The Queen Victoria Hospital in Revelstoke. (Liam Harrap/Revelstoke Review)

‘We can only slow it down’: Revelstoke doctor urges people to social distance

Dr. Bret Batchelor said the hope is to slow the spread of virus to the point where it’s manageable

A local doctor is urging people in Revelstoke to social distance as the window to slow the spread of COVID-19 and prevent patients from overwhelming the medical system is closing.

Dr. Bret Batchelor said in a radio interview on EZ Rock Revelstoke yesterday that the main concern regarding coronavirus is to the elderly and immunocompromised. According to data released by the Centers for Disease Control and Prevention, approximately 80 per cent of deaths that have occurred in China are above the age of 60.

Dr. Bret Batchelor. (Photo from Selkirk Medical Group website)

Symptoms for COVID-19 include fever, cough and shortness of breath. In some cases, infection from the virus causes pneumonia, thereby making it very difficult for people to breath and ventilators are needed.

The hospital in Revelstoke only has two ventilators. Revelstoke had it’s first confirmed case of COVID-19 on Mar. 17.

At this point, Batchelor said the spread of the virus cannot be stopped.

“We can only slow it down.”

READ MORE: First COVID-19 case confirmed in Revelstoke

Globally, as-of-March 19 according to Johns Hopkins University, there are more than 245,000 confirmed cases of coronavirus in roughly 150 countries, of which 772 are in Canada. The World Health Organization declared the virus a pandemic on March 11. Approximately 9,800 people have died globally.

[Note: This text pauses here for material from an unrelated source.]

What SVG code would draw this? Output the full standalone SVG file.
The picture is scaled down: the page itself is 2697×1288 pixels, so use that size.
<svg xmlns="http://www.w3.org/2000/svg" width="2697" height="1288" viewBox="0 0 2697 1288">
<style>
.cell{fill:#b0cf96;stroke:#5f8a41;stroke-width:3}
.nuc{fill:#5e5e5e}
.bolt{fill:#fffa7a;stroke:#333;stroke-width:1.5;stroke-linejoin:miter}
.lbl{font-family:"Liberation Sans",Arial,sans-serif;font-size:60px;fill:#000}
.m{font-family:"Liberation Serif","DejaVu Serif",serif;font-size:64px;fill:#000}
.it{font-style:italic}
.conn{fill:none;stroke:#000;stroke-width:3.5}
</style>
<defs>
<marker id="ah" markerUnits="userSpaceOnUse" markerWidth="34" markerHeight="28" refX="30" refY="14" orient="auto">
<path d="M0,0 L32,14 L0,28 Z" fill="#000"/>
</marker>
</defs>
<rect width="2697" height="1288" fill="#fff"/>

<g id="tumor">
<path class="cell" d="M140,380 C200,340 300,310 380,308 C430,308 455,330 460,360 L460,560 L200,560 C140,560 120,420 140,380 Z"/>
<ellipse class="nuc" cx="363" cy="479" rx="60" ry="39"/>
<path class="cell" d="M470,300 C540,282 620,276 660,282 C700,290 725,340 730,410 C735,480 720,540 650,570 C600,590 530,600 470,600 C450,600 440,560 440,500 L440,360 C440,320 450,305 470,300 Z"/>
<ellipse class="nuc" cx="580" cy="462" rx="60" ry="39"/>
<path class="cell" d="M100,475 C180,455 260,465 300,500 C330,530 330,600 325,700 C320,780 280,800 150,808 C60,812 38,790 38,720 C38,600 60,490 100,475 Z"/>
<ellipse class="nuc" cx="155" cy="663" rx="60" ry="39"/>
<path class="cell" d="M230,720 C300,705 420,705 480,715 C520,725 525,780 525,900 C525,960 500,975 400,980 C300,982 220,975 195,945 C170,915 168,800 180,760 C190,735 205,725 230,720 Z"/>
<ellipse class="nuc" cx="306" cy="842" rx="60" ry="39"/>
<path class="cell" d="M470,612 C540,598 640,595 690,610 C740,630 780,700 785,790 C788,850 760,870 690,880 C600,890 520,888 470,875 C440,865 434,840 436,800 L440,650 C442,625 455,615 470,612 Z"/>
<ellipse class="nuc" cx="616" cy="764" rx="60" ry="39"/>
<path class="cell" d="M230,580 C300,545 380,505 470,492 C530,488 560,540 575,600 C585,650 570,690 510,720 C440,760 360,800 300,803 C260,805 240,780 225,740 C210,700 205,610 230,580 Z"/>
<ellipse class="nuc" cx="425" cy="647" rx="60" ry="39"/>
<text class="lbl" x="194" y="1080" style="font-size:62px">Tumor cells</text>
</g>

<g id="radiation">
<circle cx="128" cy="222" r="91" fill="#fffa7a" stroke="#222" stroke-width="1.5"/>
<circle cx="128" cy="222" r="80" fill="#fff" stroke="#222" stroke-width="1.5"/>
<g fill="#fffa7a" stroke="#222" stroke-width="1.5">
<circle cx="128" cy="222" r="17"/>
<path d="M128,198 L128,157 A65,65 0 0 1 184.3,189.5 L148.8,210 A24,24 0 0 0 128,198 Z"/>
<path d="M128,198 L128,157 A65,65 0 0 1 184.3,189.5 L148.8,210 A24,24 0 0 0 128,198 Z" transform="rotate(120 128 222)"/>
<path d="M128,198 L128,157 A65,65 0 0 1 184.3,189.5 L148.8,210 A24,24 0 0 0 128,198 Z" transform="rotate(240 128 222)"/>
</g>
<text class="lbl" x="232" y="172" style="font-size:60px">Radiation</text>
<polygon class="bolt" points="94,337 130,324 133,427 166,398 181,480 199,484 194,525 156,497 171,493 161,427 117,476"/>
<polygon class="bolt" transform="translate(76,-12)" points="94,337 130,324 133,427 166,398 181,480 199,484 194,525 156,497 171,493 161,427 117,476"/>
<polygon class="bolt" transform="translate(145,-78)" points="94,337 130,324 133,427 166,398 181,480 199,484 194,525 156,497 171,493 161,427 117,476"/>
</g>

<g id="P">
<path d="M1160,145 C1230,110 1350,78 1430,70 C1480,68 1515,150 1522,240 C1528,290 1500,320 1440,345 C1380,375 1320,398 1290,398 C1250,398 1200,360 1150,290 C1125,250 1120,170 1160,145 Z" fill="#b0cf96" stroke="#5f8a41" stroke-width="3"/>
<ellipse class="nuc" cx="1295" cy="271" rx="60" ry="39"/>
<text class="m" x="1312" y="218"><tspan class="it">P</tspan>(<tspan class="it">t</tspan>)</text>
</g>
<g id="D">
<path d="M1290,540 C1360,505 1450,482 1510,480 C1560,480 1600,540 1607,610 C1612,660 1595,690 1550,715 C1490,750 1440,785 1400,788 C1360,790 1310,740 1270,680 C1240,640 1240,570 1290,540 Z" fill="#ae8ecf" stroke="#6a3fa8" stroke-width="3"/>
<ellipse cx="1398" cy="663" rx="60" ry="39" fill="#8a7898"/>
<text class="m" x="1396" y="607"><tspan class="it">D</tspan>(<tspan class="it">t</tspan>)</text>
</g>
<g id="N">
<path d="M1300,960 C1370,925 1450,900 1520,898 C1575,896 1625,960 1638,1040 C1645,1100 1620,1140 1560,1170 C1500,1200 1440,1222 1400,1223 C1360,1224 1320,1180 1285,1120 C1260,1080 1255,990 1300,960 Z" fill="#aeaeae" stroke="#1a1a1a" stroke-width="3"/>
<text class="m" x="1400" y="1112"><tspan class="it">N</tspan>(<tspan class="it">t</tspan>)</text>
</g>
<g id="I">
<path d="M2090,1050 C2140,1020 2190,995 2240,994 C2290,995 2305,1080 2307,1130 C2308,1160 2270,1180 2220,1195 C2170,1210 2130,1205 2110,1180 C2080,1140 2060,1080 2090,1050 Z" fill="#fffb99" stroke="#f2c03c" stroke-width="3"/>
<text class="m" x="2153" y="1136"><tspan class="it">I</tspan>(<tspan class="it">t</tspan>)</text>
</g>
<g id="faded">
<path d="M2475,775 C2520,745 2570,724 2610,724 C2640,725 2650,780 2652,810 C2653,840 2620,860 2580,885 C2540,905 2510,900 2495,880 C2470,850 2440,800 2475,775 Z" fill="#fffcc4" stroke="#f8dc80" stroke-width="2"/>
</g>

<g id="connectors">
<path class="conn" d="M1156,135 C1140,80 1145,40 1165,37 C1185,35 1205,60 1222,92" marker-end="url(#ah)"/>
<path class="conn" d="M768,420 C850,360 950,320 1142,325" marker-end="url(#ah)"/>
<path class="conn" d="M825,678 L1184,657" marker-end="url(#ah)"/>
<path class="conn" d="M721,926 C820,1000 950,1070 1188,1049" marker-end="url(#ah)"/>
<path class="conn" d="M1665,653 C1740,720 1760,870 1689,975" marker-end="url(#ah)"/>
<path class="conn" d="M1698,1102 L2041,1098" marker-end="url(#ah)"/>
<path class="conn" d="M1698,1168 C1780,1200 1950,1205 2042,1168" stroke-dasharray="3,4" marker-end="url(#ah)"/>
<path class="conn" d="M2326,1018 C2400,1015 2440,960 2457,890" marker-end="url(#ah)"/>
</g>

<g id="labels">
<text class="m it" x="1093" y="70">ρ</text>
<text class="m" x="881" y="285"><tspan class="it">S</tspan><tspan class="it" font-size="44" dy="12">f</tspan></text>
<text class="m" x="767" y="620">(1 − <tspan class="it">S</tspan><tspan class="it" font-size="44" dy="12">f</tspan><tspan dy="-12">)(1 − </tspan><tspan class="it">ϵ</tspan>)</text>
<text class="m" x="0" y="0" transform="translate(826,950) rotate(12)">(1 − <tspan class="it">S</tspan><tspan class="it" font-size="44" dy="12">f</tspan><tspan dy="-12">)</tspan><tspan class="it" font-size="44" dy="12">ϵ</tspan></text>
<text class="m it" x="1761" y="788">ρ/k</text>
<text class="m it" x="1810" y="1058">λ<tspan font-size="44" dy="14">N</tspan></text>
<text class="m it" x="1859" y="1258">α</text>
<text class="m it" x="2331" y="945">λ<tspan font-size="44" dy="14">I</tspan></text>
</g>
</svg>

Batchelor said the hope is to slow the virus to the point where if everyone gets COVID-19, those that need ventilators, do not need them all at once. Batchelor continued if coronavirus cases trickle in, the situation is manageable.

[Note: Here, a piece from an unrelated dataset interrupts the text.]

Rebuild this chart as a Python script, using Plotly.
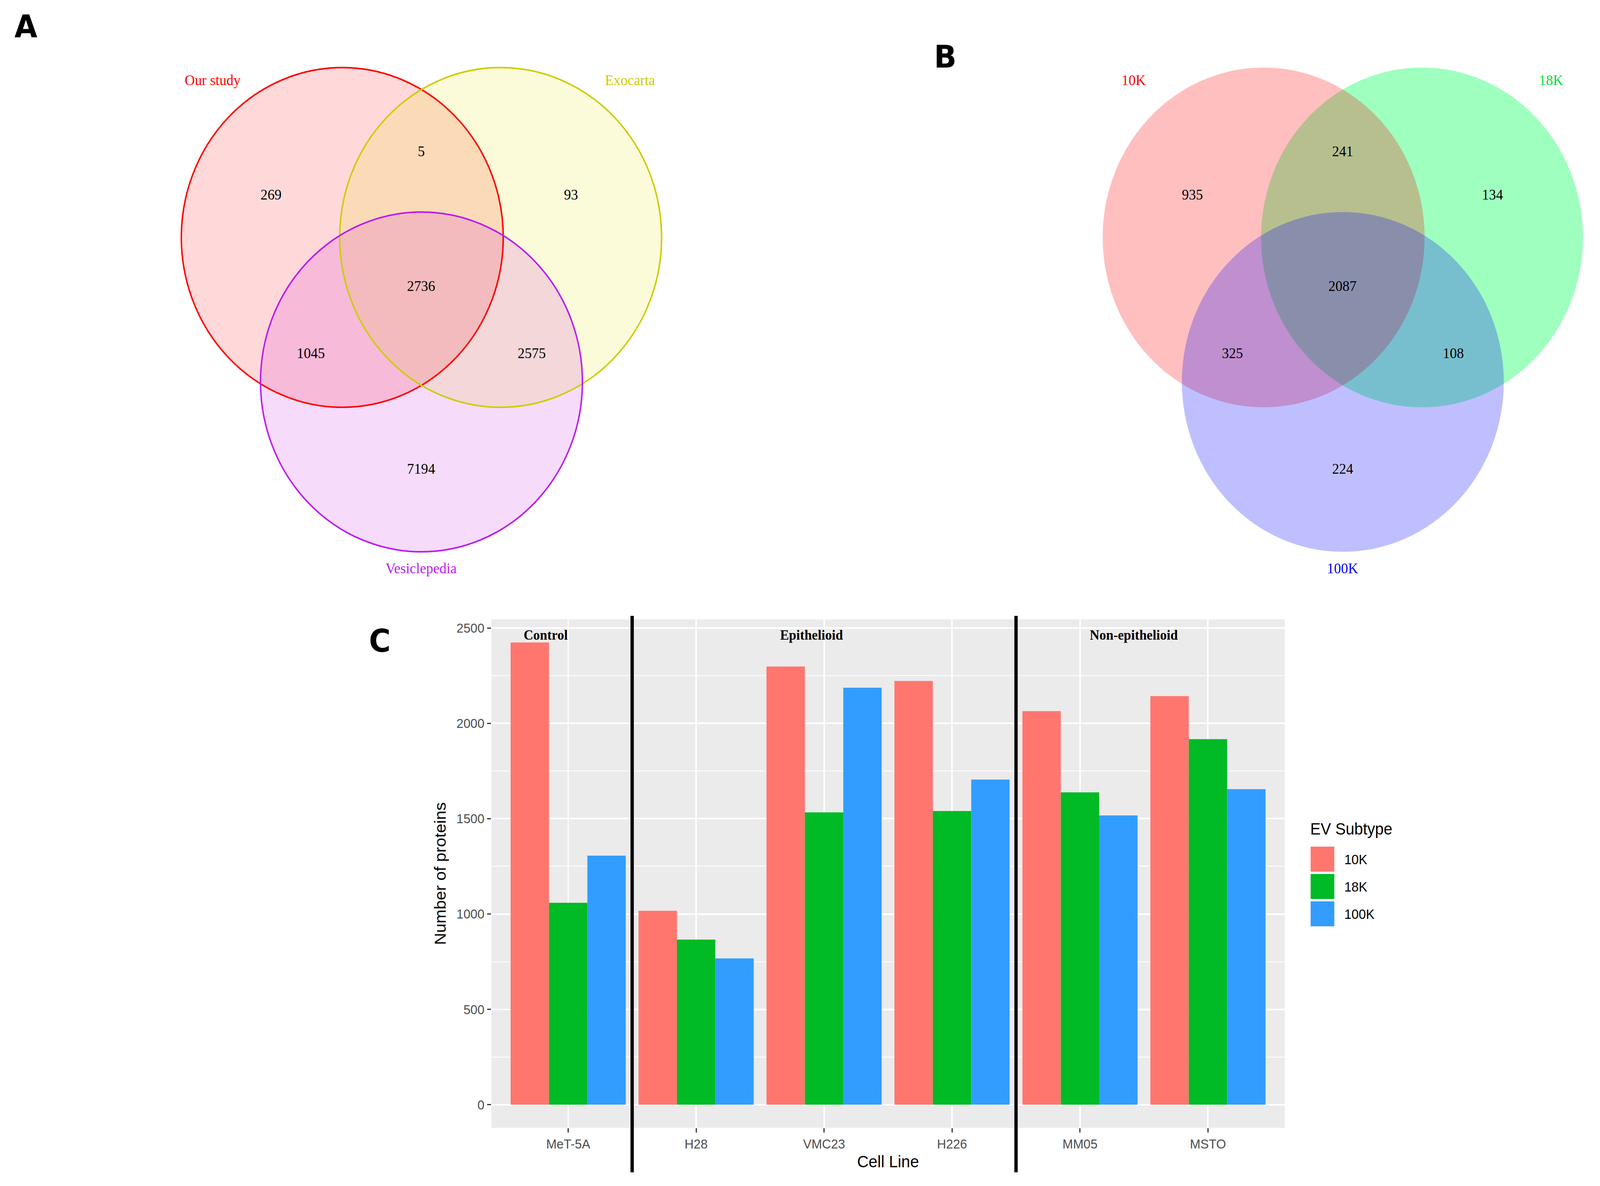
import plotly.graph_objects as go

W, H = 4324, 3037

# ---------------- data ----------------
cell_lines = ["MeT-5A", "H28", "VMC23", "H226", "MM05", "MSTO"]
subtypes = ["10K", "18K", "100K"]
n_10k = [2424, 1017, 2298, 2222, 2064, 2143]
n_18k = [1059, 866, 1533, 1540, 1638, 1917]
n_100k = [1306, 767, 2187, 1705, 1517, 1655]
series_values = [n_10k, n_18k, n_100k]
bar_colors = ["#FF766F", "#00BA26", "#339DFF"]

group_labels = ["Control", "Epithelioid", "Non-epithelioid"]
group_label_x = [-0.175, 1.90, 4.42]
group_label_y = 2463
group_boundaries = [0.5, 3.5]

# Venn A
venn_a_sets = ["Our study", "Exocarta", "Vesiclepedia"]
venn_a_set_colors = ["#FF0000", "#CCCC00", "#B91CF0"]
venn_a_fills = ["rgba(255,0,0,0.15)", "rgba(225,228,0,0.15)", "rgba(200,15,222,0.15)"]
# regions: only1, only2, only3, 1&2, 1&3, 2&3, all
venn_a_counts = [269, 93, 7194, 5, 1045, 2575, 2736]

# Venn B
venn_b_sets = ["10K", "18K", "100K"]
venn_b_set_colors = ["#FF0000", "#00E040", "#0000FF"]
venn_b_fills = ["rgba(255,0,0,0.25)", "rgba(0,255,85,0.375)", "rgba(0,0,255,0.25)"]
venn_b_counts = [935, 134, 224, 241, 325, 108, 2087]

# ---------------- layout geometry (pixels) ----------------
R = 435
circle_centers = [(925, 608), (1353, 608), (1139, 978)]
region_pos = [(732, 498), (1543, 498), (1138, 1200), (1138, 387),
              (840, 904), (1437, 904), (1138, 732)]
set_label_pos = [(574, 205), (1702, 205), (1138, 1455)]
B_OFFSET = 2490


def px(x):
    return x / W


def py(y):
    return 1 - y / H


fig = go.Figure()

for name, vals, col in zip(subtypes, series_values, bar_colors):
    fig.add_trace(go.Bar(x=cell_lines, y=vals, name=name,
                         marker=dict(color=col, line=dict(width=0)),
                         showlegend=False))

shapes = []
annotations = []


def venn(offset, fills, strokes, draw_order, counts, sets, set_colors):
    for i in draw_order:
        cx, cy = circle_centers[i]
        cx += offset
        shapes.append(dict(type="circle", xref="paper", yref="paper",
                           x0=px(cx - R), x1=px(cx + R), y0=py(cy + R), y1=py(cy - R),
                           fillcolor=fills[i], line=dict(width=0), layer="above"))
    if strokes:
        for i in range(3):
            cx, cy = circle_centers[i]
            cx += offset
            shapes.append(dict(type="circle", xref="paper", yref="paper",
                               x0=px(cx - R), x1=px(cx + R), y0=py(cy + R), y1=py(cy - R),
                               fillcolor="rgba(0,0,0,0)",
                               line=dict(width=4, color=strokes[i]), layer="above"))
    for c, (x, y) in zip(counts, region_pos):
        annotations.append(dict(xref="paper", yref="paper", x=px(x + offset), y=py(y),
                                text=str(c), showarrow=False, xanchor="center", yanchor="middle",
                                font=dict(family="Liberation Serif", size=38, color="black")))
    for s, colr, (x, y) in zip(sets, set_colors, set_label_pos):
        annotations.append(dict(xref="paper", yref="paper", x=px(x + offset), y=py(y),
                                text=s, showarrow=False, xanchor="center", yanchor="middle",
                                font=dict(family="Liberation Serif", size=38, color=colr)))


venn(0, venn_a_fills, venn_a_set_colors, [0, 1, 2], venn_a_counts, venn_a_sets, venn_a_set_colors)
venn(B_OFFSET, venn_b_fills, None, [1, 0, 2], venn_b_counts, venn_b_sets, venn_b_set_colors)

# panel letters
for letter, (x, y) in zip(["A", "B", "C"], [(70, 69), (2554, 146), (1026, 1641)]):
    annotations.append(dict(xref="paper", yref="paper", x=px(x), y=py(y), text="<b>%s</b>" % letter,
                            showarrow=False, xanchor="center", yanchor="middle",
                            font=dict(family="DejaVu Sans", size=80, color="black")))

# group labels in bar chart
for lab, gx in zip(group_labels, group_label_x):
    annotations.append(dict(xref="x", yref="y", x=gx, y=group_label_y, text="<b>%s</b>" % lab,
                            showarrow=False, xanchor="center", yanchor="middle",
                            font=dict(family="Liberation Serif", size=36, color="black")))

# group boundary lines
for b in group_boundaries:
    shapes.append(dict(type="line", xref="x", yref="paper", x0=b, x1=b,
                       y0=py(3002), y1=py(1577), line=dict(color="black", width=9), layer="above"))

# manual legend
annotations.append(dict(xref="paper", yref="paper", x=px(3539), y=py(2122), text="EV Subtype",
                        showarrow=False, xanchor="left", yanchor="middle",
                        font=dict(family="Liberation Sans", size=42, color="black")))
for k, (name, col) in enumerate(zip(subtypes, bar_colors)):
    top = 2168 + 70 * k
    shapes.append(dict(type="rect", xref="paper", yref="paper",
                       x0=px(3542), x1=px(3606), y0=py(top + 64), y1=py(top),
                       fillcolor=col, line=dict(width=0), layer="above"))
    annotations.append(dict(xref="paper", yref="paper", x=px(3631), y=py(top + 32), text=name,
                            showarrow=False, xanchor="left", yanchor="middle",
                            font=dict(family="Liberation Sans", size=35, color="black")))

axis_font = dict(family="Liberation Sans", size=34, color="#4D4D4D")
title_font = dict(family="Liberation Sans", size=43, color="black")

fig.update_layout(
    width=W, height=H,
    margin=dict(l=0, r=0, t=0, b=0),
    paper_bgcolor="white",
    plot_bgcolor="#EBEBEB",
    barmode="group", bargap=0.1, bargroupgap=0,
    shapes=shapes, annotations=annotations,
    xaxis=dict(domain=[px(1328), px(3472)], type="category", range=[-0.6, 5.6],
               showgrid=True, gridcolor="white", gridwidth=4, zeroline=False, showline=False,
               ticks="outside", ticklen=11, tickwidth=3, tickcolor="#333333",
               tickfont=axis_font,
               title=dict(text="Cell Line", font=title_font, standoff=12)),
    yaxis=dict(domain=[py(2888), py(1586)], range=[-121.2, 2545.2],
               tick0=0, dtick=500, showgrid=True, gridcolor="white", gridwidth=4,
               zeroline=False, showline=False,
               minor=dict(dtick=250, tick0=0, showgrid=True, gridcolor="white", gridwidth=2, ticks=""),
               ticks="outside", ticklen=11, tickwidth=3, tickcolor="#333333",
               tickfont=axis_font,
               title=dict(text="Number of proteins", font=title_font, standoff=14)),
)

# fit the fixed-size figure into the whole browser viewport
fit_js = """
(function(){
  var gd = document.getElementById('{plot_id}');
  document.documentElement.style.margin = '0';
  document.documentElement.style.padding = '0';
  document.documentElement.style.overflow = 'hidden';
  document.body.style.margin = '0';
  document.body.style.padding = '0';
  document.body.style.overflow = 'hidden';
  function fit(){
    var sx = window.innerWidth / %d, sy = window.innerHeight / %d;
    gd.style.transformOrigin = '0 0';
    gd.style.transform = 'scale(' + sx + ',' + sy + ')';
  }
  fit();
  window.addEventListener('resize', fit);
})();
""" % (W, H)

fig.write_html("out.html", post_script=fit_js, config={"displayModeBar": False})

READ MORE: Closures, revenue, staffing among main impacts of COVID-19 on 90% of B.C. business: survey

“The problem is if they don’t trickle in, if everyone gets it in a very short window and all those people that require that support come in together.”

He continued that if the coronavirus cases in Italy, trickled in over a longer period of time, such as over the course of a year, the impacts from the outbreak would not have been so dire. As-of-March 19, Italy has the highest death toll with 3,405 dead, a rise of 427 on the day before. More than 60 million people are on lock down and police patrol the streets making sure no one is breaking curfew. Regardless, the number of new cases are still skyrocketing.

READ MORE: Canada’s foreign affairs minister tested for COVID-19, in isolation with ‘flu-like’ symptoms

Batchelor said what’s hard about this public health crisis, is that over the course of human history, humans have come together during troublesome times.

“Naturally, we’re hardwired to do that, especially with our family.”

However, he continued that it’s important for people to socially distance as more people are going to have COVID-19 then are tested for it. They are not screening people with mild symptoms, unless they are a health care worker, a person known to have come in contact with the virus or someone in a long-term care home with symptoms.

Batchelor said there is a risk testing people for the virus.

“Because to test them we have to bring that person into the public and even with our best efforts, it’s hard to not have contact, including with health care workers,” he said.

“We’re trying to expose people minimally.”

Batchelor said the process of screening for COVID-19 is very specific. First, there is a BC COVID-19 Symptom Self-Assessment Tool. If the tool says a medical assessment is needed, Batchelor said to phone the Selkirk Medical Group and there are protocols to talk to patients via telephone.

“And we’ll assess you at that time, whether you need to be swabbed,” he said.

Batchelor continued that if patients needs to be swabbed, the doctor will give directions on how to get a swab at the Queen Victoria Hospital.